**THE EXERCISE:**
All the data must come back unchanged, except that pictures are left out.

**PROVIDED MATERIAL:**
-- START --

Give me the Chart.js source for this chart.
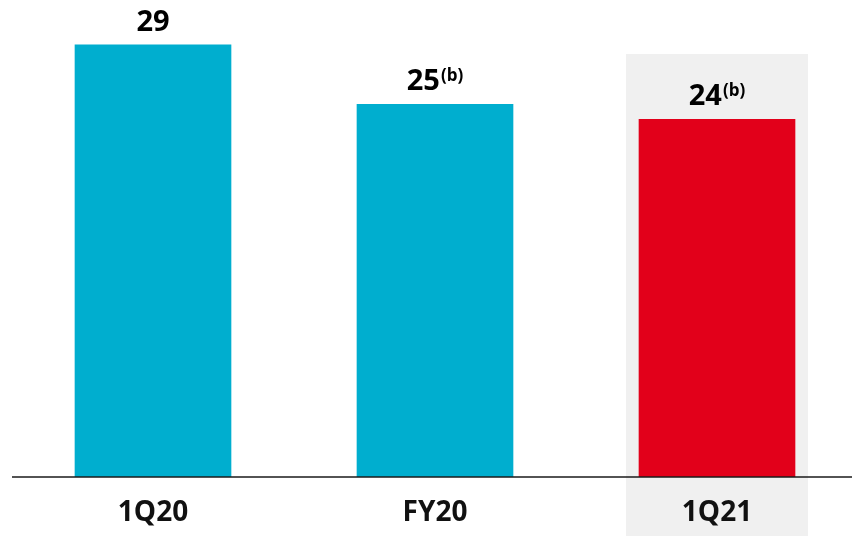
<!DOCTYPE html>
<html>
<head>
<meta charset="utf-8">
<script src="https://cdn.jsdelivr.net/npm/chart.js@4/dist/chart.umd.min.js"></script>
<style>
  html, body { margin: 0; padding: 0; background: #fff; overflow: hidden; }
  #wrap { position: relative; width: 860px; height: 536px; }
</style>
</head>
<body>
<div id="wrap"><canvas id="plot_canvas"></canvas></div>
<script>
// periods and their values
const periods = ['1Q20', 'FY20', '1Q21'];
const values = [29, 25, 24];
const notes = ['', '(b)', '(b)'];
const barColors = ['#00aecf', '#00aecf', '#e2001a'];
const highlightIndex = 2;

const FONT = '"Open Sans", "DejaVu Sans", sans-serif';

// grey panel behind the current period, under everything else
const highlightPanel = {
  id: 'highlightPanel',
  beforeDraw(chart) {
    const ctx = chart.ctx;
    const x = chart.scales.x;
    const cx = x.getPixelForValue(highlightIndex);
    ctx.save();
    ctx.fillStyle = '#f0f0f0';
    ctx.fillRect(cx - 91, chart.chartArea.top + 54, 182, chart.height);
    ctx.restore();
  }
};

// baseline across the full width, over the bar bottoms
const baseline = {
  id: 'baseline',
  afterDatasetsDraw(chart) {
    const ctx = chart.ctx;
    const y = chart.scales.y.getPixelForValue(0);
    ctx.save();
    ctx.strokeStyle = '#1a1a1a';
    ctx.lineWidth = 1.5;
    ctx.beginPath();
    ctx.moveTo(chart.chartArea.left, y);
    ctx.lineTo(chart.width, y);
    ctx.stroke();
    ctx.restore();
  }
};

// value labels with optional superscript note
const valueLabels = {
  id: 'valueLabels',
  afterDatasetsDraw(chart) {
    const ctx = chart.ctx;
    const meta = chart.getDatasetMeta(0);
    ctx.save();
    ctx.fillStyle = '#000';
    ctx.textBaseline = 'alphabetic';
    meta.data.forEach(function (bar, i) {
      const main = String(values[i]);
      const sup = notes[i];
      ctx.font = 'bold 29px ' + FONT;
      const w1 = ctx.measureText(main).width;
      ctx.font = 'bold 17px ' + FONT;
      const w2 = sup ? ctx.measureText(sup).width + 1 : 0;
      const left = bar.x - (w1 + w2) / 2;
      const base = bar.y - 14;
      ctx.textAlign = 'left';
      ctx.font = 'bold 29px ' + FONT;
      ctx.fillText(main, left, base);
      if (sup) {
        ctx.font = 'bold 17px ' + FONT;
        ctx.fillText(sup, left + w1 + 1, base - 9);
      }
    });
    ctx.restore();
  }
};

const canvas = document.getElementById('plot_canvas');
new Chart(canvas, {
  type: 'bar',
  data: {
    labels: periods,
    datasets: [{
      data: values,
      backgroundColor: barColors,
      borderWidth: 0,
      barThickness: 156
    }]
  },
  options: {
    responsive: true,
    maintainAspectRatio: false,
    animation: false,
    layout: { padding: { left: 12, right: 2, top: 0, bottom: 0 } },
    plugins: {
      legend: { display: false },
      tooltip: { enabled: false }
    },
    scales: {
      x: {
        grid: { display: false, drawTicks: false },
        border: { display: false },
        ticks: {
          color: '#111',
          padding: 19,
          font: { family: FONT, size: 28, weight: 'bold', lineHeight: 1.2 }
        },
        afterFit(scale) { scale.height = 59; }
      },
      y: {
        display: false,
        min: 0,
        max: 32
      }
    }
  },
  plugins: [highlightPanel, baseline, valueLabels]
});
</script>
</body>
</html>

-- END --

**REPLY TO THE EXERCISE:**
Give me the Chart.js source for this chart.
<!DOCTYPE html>
<html>
<head>
<meta charset="utf-8">
<script src="https://cdn.jsdelivr.net/npm/chart.js@4/dist/chart.umd.min.js"></script>
<style>
  html, body { margin: 0; padding: 0; background: #fff; overflow: hidden; }
  #wrap { position: relative; width: 860px; height: 536px; }
</style>
</head>
<body>
<div id="wrap"><canvas id="plot_canvas"></canvas></div>
<script>
// periods and their values
const periods = ['1Q20', 'FY20', '1Q21'];
const values = [29, 25, 24];
const notes = ['', '(b)', '(b)'];
const barColors = ['#00aecf', '#00aecf', '#e2001a'];
const highlightIndex = 2;

const FONT = '"Open Sans", "DejaVu Sans", sans-serif';

// grey panel behind the current period, under everything else
const highlightPanel = {
  id: 'highlightPanel',
  beforeDraw(chart) {
    const ctx = chart.ctx;
    const x = chart.scales.x;
    const cx = x.getPixelForValue(highlightIndex);
    ctx.save();
    ctx.fillStyle = '#f0f0f0';
    ctx.fillRect(cx - 91, chart.chartArea.top + 54, 182, chart.height);
    ctx.restore();
  }
};

// baseline across the full width, over the bar bottoms
const baseline = {
  id: 'baseline',
  afterDatasetsDraw(chart) {
    const ctx = chart.ctx;
    const y = chart.scales.y.getPixelForValue(0);
    ctx.save();
    ctx.strokeStyle = '#1a1a1a';
    ctx.lineWidth = 1.5;
    ctx.beginPath();
    ctx.moveTo(chart.chartArea.left, y);
    ctx.lineTo(chart.width, y);
    ctx.stroke();
    ctx.restore();
  }
};

// value labels with optional superscript note
const valueLabels = {
  id: 'valueLabels',
  afterDatasetsDraw(chart) {
    const ctx = chart.ctx;
    const meta = chart.getDatasetMeta(0);
    ctx.save();
    ctx.fillStyle = '#000';
    ctx.textBaseline = 'alphabetic';
    meta.data.forEach(function (bar, i) {
      const main = String(values[i]);
      const sup = notes[i];
      ctx.font = 'bold 29px ' + FONT;
      const w1 = ctx.measureText(main).width;
      ctx.font = 'bold 17px ' + FONT;
      const w2 = sup ? ctx.measureText(sup).width + 1 : 0;
      const left = bar.x - (w1 + w2) / 2;
      const base = bar.y - 14;
      ctx.textAlign = 'left';
      ctx.font = 'bold 29px ' + FONT;
      ctx.fillText(main, left, base);
      if (sup) {
        ctx.font = 'bold 17px ' + FONT;
        ctx.fillText(sup, left + w1 + 1, base - 9);
      }
    });
    ctx.restore();
  }
};

const canvas = document.getElementById('plot_canvas');
new Chart(canvas, {
  type: 'bar',
  data: {
    labels: periods,
    datasets: [{
      data: values,
      backgroundColor: barColors,
      borderWidth: 0,
      barThickness: 156
    }]
  },
  options: {
    responsive: true,
    maintainAspectRatio: false,
    animation: false,
    layout: { padding: { left: 12, right: 2, top: 0, bottom: 0 } },
    plugins: {
      legend: { display: false },
      tooltip: { enabled: false }
    },
    scales: {
      x: {
        grid: { display: false, drawTicks: false },
        border: { display: false },
        ticks: {
          color: '#111',
          padding: 19,
          font: { family: FONT, size: 28, weight: 'bold', lineHeight: 1.2 }
        },
        afterFit(scale) { scale.height = 59; }
      },
      y: {
        display: false,
        min: 0,
        max: 32
      }
    }
  },
  plugins: [highlightPanel, baseline, valueLabels]
});
</script>
</body>
</html>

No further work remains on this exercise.